Instructions to follow |
Below this line are records; write out exactly the lines from the one containing "Write the matplotlib code for this chart." through the one containing "ax = fig.add_axes([0, 0.0794, 1, 0.9206])", with the pictures left out.

Records provided |
<<<<
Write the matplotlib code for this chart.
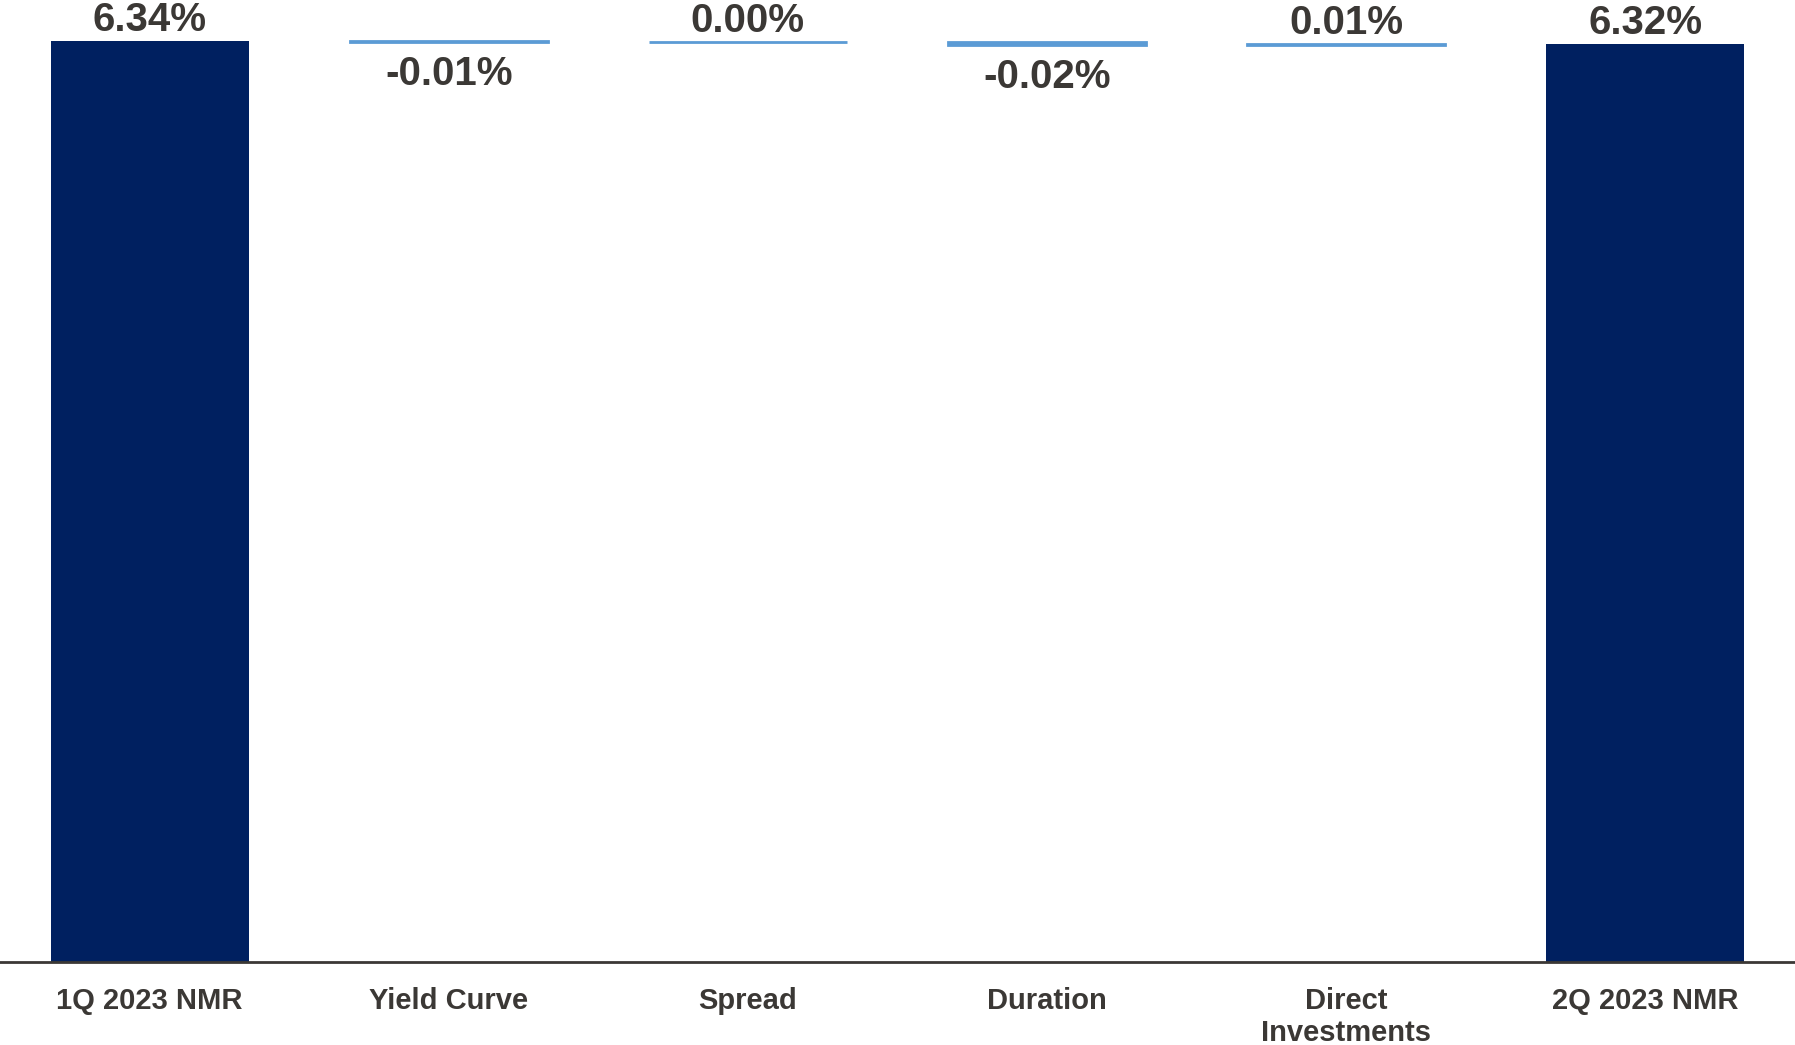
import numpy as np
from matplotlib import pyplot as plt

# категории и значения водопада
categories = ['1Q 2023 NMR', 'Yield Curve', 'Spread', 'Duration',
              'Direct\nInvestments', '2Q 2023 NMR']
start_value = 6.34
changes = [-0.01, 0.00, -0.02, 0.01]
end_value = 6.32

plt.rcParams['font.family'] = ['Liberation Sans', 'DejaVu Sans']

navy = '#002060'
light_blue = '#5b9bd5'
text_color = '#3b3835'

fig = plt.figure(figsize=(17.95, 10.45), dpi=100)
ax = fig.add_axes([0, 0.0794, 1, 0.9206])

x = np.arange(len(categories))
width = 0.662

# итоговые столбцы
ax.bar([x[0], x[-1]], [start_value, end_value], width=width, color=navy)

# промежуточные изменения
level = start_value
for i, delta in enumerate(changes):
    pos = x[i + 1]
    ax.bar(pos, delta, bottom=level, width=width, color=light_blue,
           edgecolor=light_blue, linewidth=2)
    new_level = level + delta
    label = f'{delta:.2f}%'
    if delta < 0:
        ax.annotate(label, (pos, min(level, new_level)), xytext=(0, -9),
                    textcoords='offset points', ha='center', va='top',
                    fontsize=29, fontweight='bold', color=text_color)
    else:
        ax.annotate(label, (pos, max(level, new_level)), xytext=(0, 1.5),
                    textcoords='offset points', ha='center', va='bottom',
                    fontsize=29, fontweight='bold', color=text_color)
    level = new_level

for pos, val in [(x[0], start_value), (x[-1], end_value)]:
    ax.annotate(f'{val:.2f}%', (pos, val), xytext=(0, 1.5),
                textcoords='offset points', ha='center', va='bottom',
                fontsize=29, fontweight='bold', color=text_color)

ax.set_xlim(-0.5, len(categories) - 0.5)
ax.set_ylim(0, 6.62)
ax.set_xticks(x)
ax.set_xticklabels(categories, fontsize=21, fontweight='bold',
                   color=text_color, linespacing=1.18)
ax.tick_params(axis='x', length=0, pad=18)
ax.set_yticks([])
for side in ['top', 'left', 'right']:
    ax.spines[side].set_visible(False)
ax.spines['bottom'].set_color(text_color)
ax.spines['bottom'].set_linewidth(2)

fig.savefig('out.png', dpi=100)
>>>>
<<<<
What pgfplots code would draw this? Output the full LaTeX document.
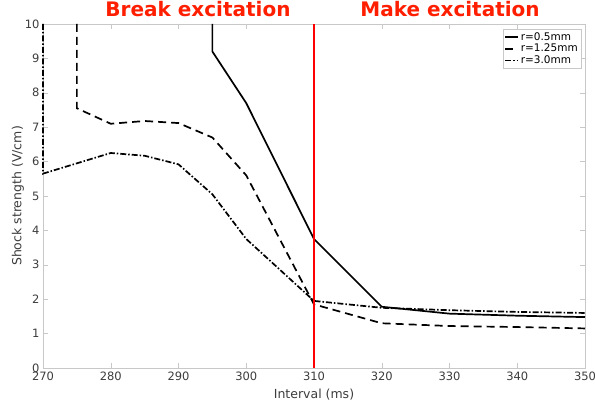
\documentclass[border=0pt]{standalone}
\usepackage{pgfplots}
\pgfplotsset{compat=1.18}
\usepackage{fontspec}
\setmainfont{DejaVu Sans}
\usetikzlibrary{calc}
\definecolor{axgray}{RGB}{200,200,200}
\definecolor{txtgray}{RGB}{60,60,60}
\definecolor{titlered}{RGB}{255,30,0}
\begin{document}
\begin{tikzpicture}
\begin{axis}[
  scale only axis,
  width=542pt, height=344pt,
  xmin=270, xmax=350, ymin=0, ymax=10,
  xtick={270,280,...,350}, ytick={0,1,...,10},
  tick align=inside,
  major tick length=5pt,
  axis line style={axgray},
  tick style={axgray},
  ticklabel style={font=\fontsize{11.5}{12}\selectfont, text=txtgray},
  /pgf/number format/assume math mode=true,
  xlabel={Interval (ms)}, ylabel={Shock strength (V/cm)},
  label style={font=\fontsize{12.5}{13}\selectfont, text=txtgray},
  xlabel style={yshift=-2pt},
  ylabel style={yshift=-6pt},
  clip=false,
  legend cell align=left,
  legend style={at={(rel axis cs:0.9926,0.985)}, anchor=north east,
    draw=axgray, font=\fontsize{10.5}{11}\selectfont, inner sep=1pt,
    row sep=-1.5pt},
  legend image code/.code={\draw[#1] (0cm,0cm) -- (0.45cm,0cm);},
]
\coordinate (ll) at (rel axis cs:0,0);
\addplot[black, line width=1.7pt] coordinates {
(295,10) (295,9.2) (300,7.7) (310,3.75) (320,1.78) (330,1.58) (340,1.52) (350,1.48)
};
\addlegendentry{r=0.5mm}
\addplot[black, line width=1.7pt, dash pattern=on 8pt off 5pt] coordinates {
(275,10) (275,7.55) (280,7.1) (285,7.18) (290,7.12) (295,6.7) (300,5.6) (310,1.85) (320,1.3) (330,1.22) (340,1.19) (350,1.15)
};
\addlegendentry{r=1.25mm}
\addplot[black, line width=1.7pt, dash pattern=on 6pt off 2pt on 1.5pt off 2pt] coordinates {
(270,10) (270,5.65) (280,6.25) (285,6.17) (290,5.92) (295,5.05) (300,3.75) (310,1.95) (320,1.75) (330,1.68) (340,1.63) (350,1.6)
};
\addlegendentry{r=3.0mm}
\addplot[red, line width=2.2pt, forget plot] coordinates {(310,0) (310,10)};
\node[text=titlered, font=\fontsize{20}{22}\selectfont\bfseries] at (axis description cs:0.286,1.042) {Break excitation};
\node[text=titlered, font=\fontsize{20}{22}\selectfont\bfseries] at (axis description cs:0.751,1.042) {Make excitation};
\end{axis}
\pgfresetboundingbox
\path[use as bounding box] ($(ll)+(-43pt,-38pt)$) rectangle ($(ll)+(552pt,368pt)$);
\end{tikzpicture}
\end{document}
>>>>
Exercise solution |
Write the matplotlib code for this chart.
import numpy as np
from matplotlib import pyplot as plt

# категории и значения водопада
categories = ['1Q 2023 NMR', 'Yield Curve', 'Spread', 'Duration',
              'Direct\nInvestments', '2Q 2023 NMR']
start_value = 6.34
changes = [-0.01, 0.00, -0.02, 0.01]
end_value = 6.32

plt.rcParams['font.family'] = ['Liberation Sans', 'DejaVu Sans']

navy = '#002060'
light_blue = '#5b9bd5'
text_color = '#3b3835'

fig = plt.figure(figsize=(17.95, 10.45), dpi=100)
ax = fig.add_axes([0, 0.0794, 1, 0.9206])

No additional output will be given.